>> Start

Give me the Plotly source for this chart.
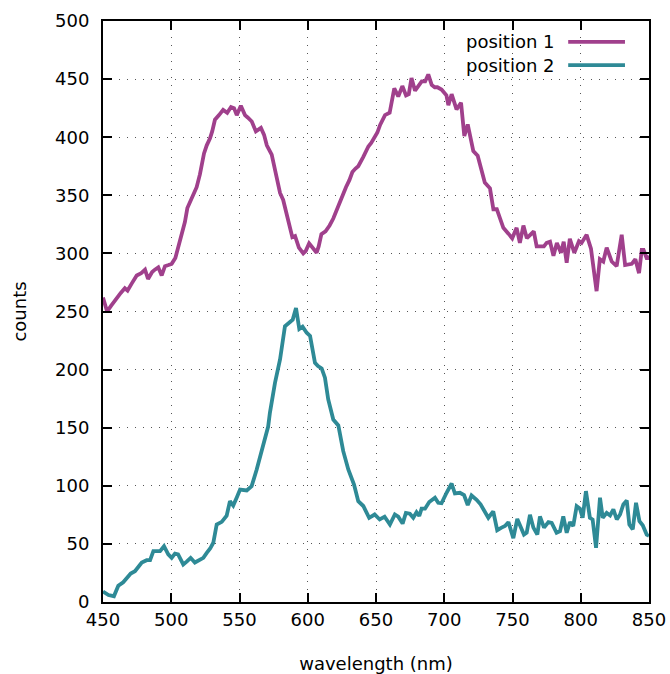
import plotly.graph_objects as go

# position 1 (wavelength nm, counts)
wl1 = [450, 453, 456, 460, 463, 466, 468, 471, 474.7, 478, 480.8, 483, 486, 488, 490.5, 493, 495.4, 498,
       500.3, 503, 505, 507.6, 510, 511.8, 514, 516, 518.6, 521, 524, 526, 528.4, 530, 532, 535, 538, 541,
       543.8, 546, 548, 551, 554, 556, 559, 562, 565.7, 568, 570, 573.6, 576, 579.7, 582, 585.7, 588.7,
       590.7, 593.5, 596.7, 598.5, 601, 603.5, 606.5, 608, 610, 613, 616, 618.7, 622, 625, 628, 630.5,
       632.7, 635, 637, 640.7, 644.4, 646.5, 648.8, 651, 653, 656.6, 660, 663.4, 666.3, 669.3, 672, 674,
       676, 678.6, 681, 683.5, 686, 688.3, 690.8, 693, 695, 698, 701.6, 703, 705.4, 709, 712.3, 714.7,
       717.2, 721.3, 724.5, 727, 729.7, 733.5, 736, 738.5, 741, 743.3, 747, 749.8, 753, 755.4, 758, 760.5,
       763, 765.6, 767.7, 770, 773, 775, 777.5, 780, 782.5, 785.5, 787.5, 789.7, 792, 795.3, 798.7, 800.6,
       804.3, 807.5, 811.6, 814, 816.5, 819, 822.7, 826.3, 830, 832.5, 837.4, 840, 842.7, 844.7, 846,
       848.6, 850]
counts1 = [262, 250, 255, 262, 266, 270, 268, 274, 281, 283, 286, 278, 284, 286, 288, 281, 289, 290,
           291, 296, 305, 318, 327, 339, 345, 350, 357, 368, 386, 393, 399, 405, 415, 419, 423.5, 421,
           426, 425, 419, 427, 419, 417, 413.5, 405, 408, 402, 393, 385, 372, 352, 346, 330, 314,
           315, 305, 300, 302, 308.6, 305, 300.6, 306, 316.6, 319, 324, 330, 340, 350, 357, 363,
           370, 373, 375, 383, 392, 395, 399, 404, 410.6, 419, 421, 442, 435, 444, 436, 437,
           451, 440, 444, 448, 448, 454, 445, 443, 443, 441, 436, 427.5, 437, 424, 429.6, 401,
           411, 388, 384, 374, 361, 356, 338, 338, 330, 322, 317, 313, 322, 309, 324, 313,
           316, 319, 306, 306, 306, 309, 310, 298, 309, 300.5, 310, 292, 312.6, 300.5, 310.5, 309,
           316, 304, 267.5, 295, 293, 305, 293, 289, 316, 290, 291, 295, 283, 303, 303,
           295, 298]

# position 2 (wavelength nm, counts)
wl2 = [450, 454, 458, 461.2, 464.8, 467, 470.3, 473.4, 476, 478.4, 482, 484.5, 486.9, 491.8, 494.7, 497.8,
       500.3, 502.7, 505, 508.8, 511.5, 514.2, 517.3, 521, 523.5, 526, 528.5, 530.8, 533.3, 537, 540.6,
       543, 545.4, 548, 550.4, 555.3, 558.9, 562.6, 565, 567.4, 571, 572.3, 576, 579.7, 583.3, 587, 589,
       591.4, 593.8, 596.2, 599.2, 601.7, 605.3, 607.5, 610.2, 612.6, 615, 618.7, 622.4, 626, 629.7,
       633.9, 637, 640.7, 645, 649, 652.7, 656.3, 660.2, 663.8, 666.3, 669.5, 671.9, 674.8, 677.3,
       679.7, 681.7, 683.4, 685.9, 689, 691, 693.2, 695.6, 698, 701.7, 705.4, 707.8, 711.5, 714.5,
       717.2, 720, 723.7, 726.6, 729.1, 732.3, 735.9, 738.8, 742, 744.5, 747, 750.6, 753.5, 755.9,
       758.4, 760.4, 762.8, 765.3, 768.2, 770.1, 773.1, 776.3, 778.7, 782.3, 784.8, 787.2, 789.7,
       792.1, 794.5, 797, 799.4, 801.4, 803.8, 806.7, 808.7, 811.2, 814.1, 816.1, 819, 821.5, 823.9,
       826.4, 828.8, 831.2, 833.7, 835.6, 838.1, 840.5, 843, 845.4, 848.3, 850]
counts2 = [9, 6, 5, 14, 17, 20, 24.5, 26.5, 30, 34, 36, 36, 43.7, 43.7, 48, 41,
           38, 41.7, 41, 32.3, 35, 38, 34, 36, 38, 42.3, 46, 51, 66.7, 69, 74.4,
           86.7, 83, 90, 96.8, 96, 99.7, 114, 125, 137, 151, 163, 188.6, 208.7, 237.3, 241, 243,
           253, 235, 237, 231.7, 229, 205.8, 203, 201, 193, 174.3, 157, 152, 129.8, 114,
           101, 86.7, 82.6, 72.5, 75.3, 71, 73.4, 66.7, 75.3, 73.4, 67.5, 76.7, 76, 72.5,
           77.3, 74, 80.3, 80.3, 86, 88, 89.7, 85.4, 85, 94, 102, 93.4, 94, 92,
           83.5, 91.7, 88, 84, 79, 72.5, 78, 61.8, 64, 65.4, 68.7, 55, 71.5, 65.4,
           58, 59.6, 75, 64, 58, 73.6, 64, 68.7, 68, 59.6, 61, 73.6, 59.6,
           68.7, 65.4, 82.5, 80.3, 72.5, 95.4, 72.5, 71, 46.6, 89.7, 72.5, 76.7, 74.5, 79.7,
           71, 75.3, 84, 87.3, 66.7, 62.5, 85.4, 69.6, 66, 58, 57]

names = ["position 1", "position 2"]
colors = ["#A0408C", "#2E8A96"]
x_ticks = [450, 500, 550, 600, 650, 700, 750, 800, 850]
y_ticks = [0, 50, 100, 150, 200, 250, 300, 350, 400, 450, 500]

FONT = "DejaVu Sans"
fig = go.Figure()
for wl, c, nm, col in [(wl1, counts1, names[0], colors[0]), (wl2, counts2, names[1], colors[1])]:
    fig.add_trace(go.Scatter(x=wl, y=c, mode="lines", name=nm,
                             line=dict(color=col, width=3.8), showlegend=False))

axis_common = dict(showline=True, linecolor="black", linewidth=2, mirror="ticks",
                   ticks="inside", ticklen=9, tickwidth=2, tickcolor="black",
                   showgrid=True, gridcolor="#555555", gridwidth=1, griddash="1px,7px",
                   zeroline=False, automargin=False,
                   tickfont=dict(family=FONT, size=18, color="black"))

fig.update_xaxes(range=[450, 850], tickvals=x_ticks, ticktext=[str(v) for v in x_ticks],
                 title=dict(text="wavelength (nm)", font=dict(family=FONT, size=18, color="black"), standoff=29),
                 **axis_common)
fig.update_yaxes(range=[0, 500], tickvals=y_ticks, ticktext=[str(v) for v in y_ticks],
                 ticklabelstandoff=8,
                 title=dict(text="counts", font=dict(family=FONT, size=18, color="black"), standoff=24),
                 **axis_common)

# gnuplot-style legend: text right-aligned, line sample to the right
leg_y = [0.964, 0.924]
for nm, col, yy in zip(names, colors, leg_y):
    fig.add_annotation(x=0.83, y=yy, xref="paper", yref="paper", text=nm, showarrow=False,
                       xanchor="right", yanchor="middle",
                       font=dict(family=FONT, size=18, color="black"))
    fig.add_shape(type="line", xref="paper", yref="paper", x0=0.852, x1=0.956, y0=yy, y1=yy,
                  line=dict(color=col, width=3.8))

fig.update_layout(width=670, height=674, margin=dict(l=103, r=21, t=21, b=72),
                  plot_bgcolor="white", paper_bgcolor="white",
                  font=dict(family=FONT, size=18, color="black"))
fig.write_html("out.html")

>> End

> _TASK OBJECTIVE_
Leave out any pictures, please, and quote only the lines from the top of the data through the line that contains "import plotly.graph_objects as go".

> _OUTPUT OF THE TASK_
Give me the Plotly source for this chart.
import plotly.graph_objects as go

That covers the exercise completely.